# MTD Snowblower tecumesh 5hp



## vitacop (Dec 18, 2007)

Hello All,
I'm haveing trouble with my 4yr old MTD 5hp snow thrower. I used it a few times this year so far. The first time it ran great. The second time I got 95% done when it quit suddenly as if it ran out of gas. I checked but there was plenty of gas in the tank. So I dragged it to the yard and waited a bit, then tried to start it again. It did start right up, but, I had to leave the choke fully engaged or it would die out. I've tried changing the spark plug, putting fresh gas in and checking the oil. But it still won't run unless the chock is fully engaged. I'm able to start it on the first pull as long as I prime it 5 to 7 times. But as soon as I turn the choke down it dies.
Any suggestions? Is the governor messed up some how?
Thanks
ALex


----------



## pyro_maniac69 (Aug 12, 2007)

something got in the carb, and it almost sounds like water, needs to be cleaned


----------



## vitacop (Dec 18, 2007)

Ok, I'll try cleaning the carb. thanks for the information.


----------



## vitacop (Dec 18, 2007)

Tried cleaning the carb. I removed it and gave it a good cleaning. Evan ran carb. cleaner through the line and emptied the tank. But, still the same. Looks like a new carb is in store!!!


----------



## pyro_maniac69 (Aug 12, 2007)

are you sure you removed everything from the carb?


----------



## vitacop (Dec 18, 2007)

I believe I did? I ran cleaner through the cab till it filled the bowl then drained it. 
Short of completely tearing the carb apart I can't think of anything else to do. I thought of putting high octane gas in the tank and adding some dri gas to it as well to see if that would work.

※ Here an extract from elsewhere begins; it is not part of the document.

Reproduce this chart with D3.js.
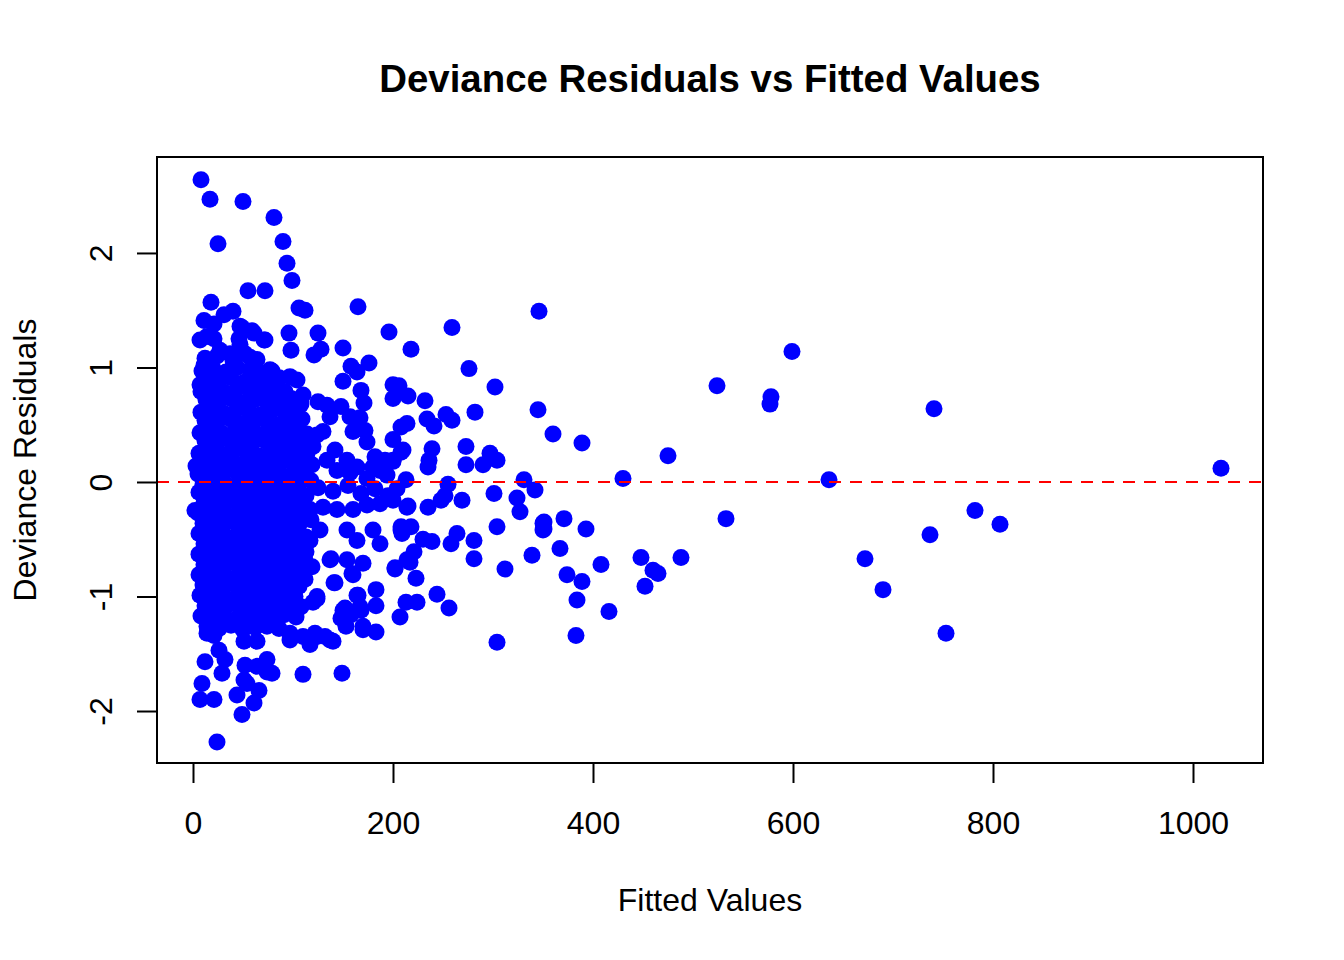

Do they make rebuild kits for these carbs?
What do you suggest?


----------



## pyro_maniac69 (Aug 12, 2007)

being 4 years old, if you look on the side of the carb, there should be a little plastic cap that you can remove, and you can remove that flathead screw. And they do make small rebuild kits, come with fuel bowl ring, needle and seat, and the bowl cap gasket

I would try cleaning it one more time before I went and got a new carb


----------



## chuck_thehammer (Oct 24, 2007)

Did you check the hose from the primer to the carb? 
if it has a crack in it, it will quit due to a air leak.

Chuck


----------



## vitacop (Dec 18, 2007)

Thanks for the information. I will try all the suggestions to see what works
Alex


----------



## hdman97 (May 25, 2006)

I think I'd try taking it apart and spraying with carb cleaner


----------



## vitacop (Dec 18, 2007)

Hello All,
Anyone know how to adjust the governor on a techumesh 5 hp. I replaced the carb. that solved the stalling problem with the choke, but know when it's under a load the engine slows down to the point that it doesn't throw snow very well. I know the spring on the governor is weak, so I will be replacing it as well but which hole do I hook it to on the governor rod? There are at least 10 and I didn't notice which it came off of. Is there a way of testing it?


----------